Declarações que jamais deveriam ter sido ditas

Por Márcia Martins

23/05/2024 14:32 / Atualizado em 23/05/2024 14:31
Declarações que jamais deveriam ter sido ditas

Um provérbio chinês ensina. "Há três coisas na vida que nunca voltam atrás: a flecha lançada, a palavra pronunciada e a oportunidade perdida". Desde que o Rio Grande do Sul mergulhou na maior tragédia climática de sua história, a partir do final de abril com chuvas volumosas, numa enchente até então sem similares e que atingiu mais de 90% das cidades do Estado, o despreparo das autoridades competentes para lidar com o cenário do caos chega a ser um desaforo e até um deboche com as 75 pessoas desaparecidas, 806 feridas, mais de 2,3 milhões afetadas pelos alagamentos e um desrespeito com os 162 mortos.

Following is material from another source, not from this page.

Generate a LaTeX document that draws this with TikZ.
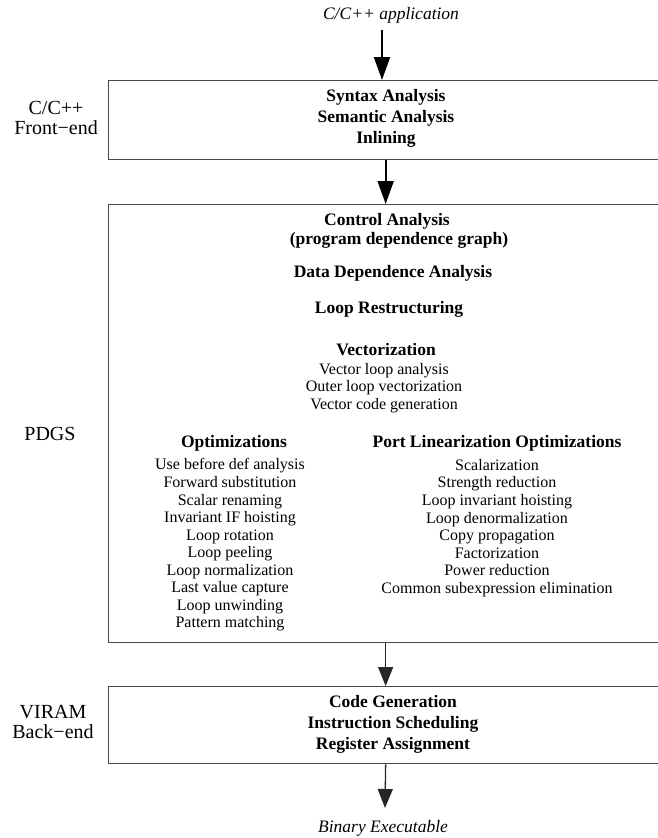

Tanto o governador Eduardo Leite, do Rio Grande do Sul, como o prefeito Sebastião Melo, de Porto Alegre, ignoram o provérbio chinês e proferem a todo momento declarações que jamais deveriam ter sido ditas. Porque mais do que desastrosas, irresponsáveis e ultrajantes, são uma afronta à dor de tantos gaúchos e gaúchas que viram suas vidas sendo levadas pelas águas, suas memórias se perderem na correnteza das chuvas, seus bens comprados depois de muita economia destruídos e suas casas completamente demolidas.

O governador do Estado precisa ter, em primeiro lugar, independente do que acontecer, a consciência de que foi eleito para governar para todos, buscar resolver os problemas, sejam eles pequenos ou grandes, e não desprezar nenhum fato em detrimento de outro. Logo, foi totalmente infeliz e perdeu uma excelente oportunidade de ficar quieto ao reconhecer em entrevista ao jornal Folha de São Paulo ter conhecimento de estudos indicando a possibilidade de fortes chuvas e inundações no Rio Grande do Sul, mas que o governo tinha outras agendas.

Depois de ver a repercussão, Eduardo Leite tentou explicar que foi uma manchete utilizada pelo jornal para mobilizar as redes e que talvez ele não tenha se expressado bem. Não entendo, juro por tudo que é mais sagrado, que não vejo nada mais prioritário do que a vida das pessoas atingidas pelas cheias, da preservação das cidades destruídas. E, por isso, tenho certeza - como fala o provérbio chinês - que o governador perdeu uma excelente oportunidade de ficar calado. Que a resposta venha nas urnas, em qualquer próxima eleição a que ele se candidatar.

E para não ficar atrás, Sebastião Melo, que foi alertado por engenheiros do Dmae sobre problemas importantes em quatro estações de bombeamento meses antes da cheia em Porto Alegre e que provocou milhares de desalojados na capital, que ignorou a necessidade de investimento em sistema de proteção contra as chuvas, resolveu colocar a culpa nos moradores da cidade. "Essas pessoas que estão acolhidas em abrigos, ou na casa de amigos, nunca deveriam morar onde moram", afirmou o prefeito em entrevista ao Jornal Nacional, referindo-se aos diversos problemas enfrentados pelos moradores do Sarandi, Farrapos, Humaitá, Centro Histórico, Menino Deus, Cidade Baixa e de tantos outros bairros afetados.

Quer dizer, além de serem desalojados, desabrigados, perderem suas casas, suas roupas, suas lembranças, seus móveis, seus documentos e todos os inúmeros problemas decorrentes da enchente que vitimou os moradores de Porto Alegre, segundo o prefeito Sebastião Melo, eles são os culpados já que residem onde não deveriam. É sempre mais fácil e mais cômodo jogar a culpa da nossa incompetência e omissão nos outros, não é? Que a resposta venha nas urnas, em qualquer próxima eleição a que ele se candidatar.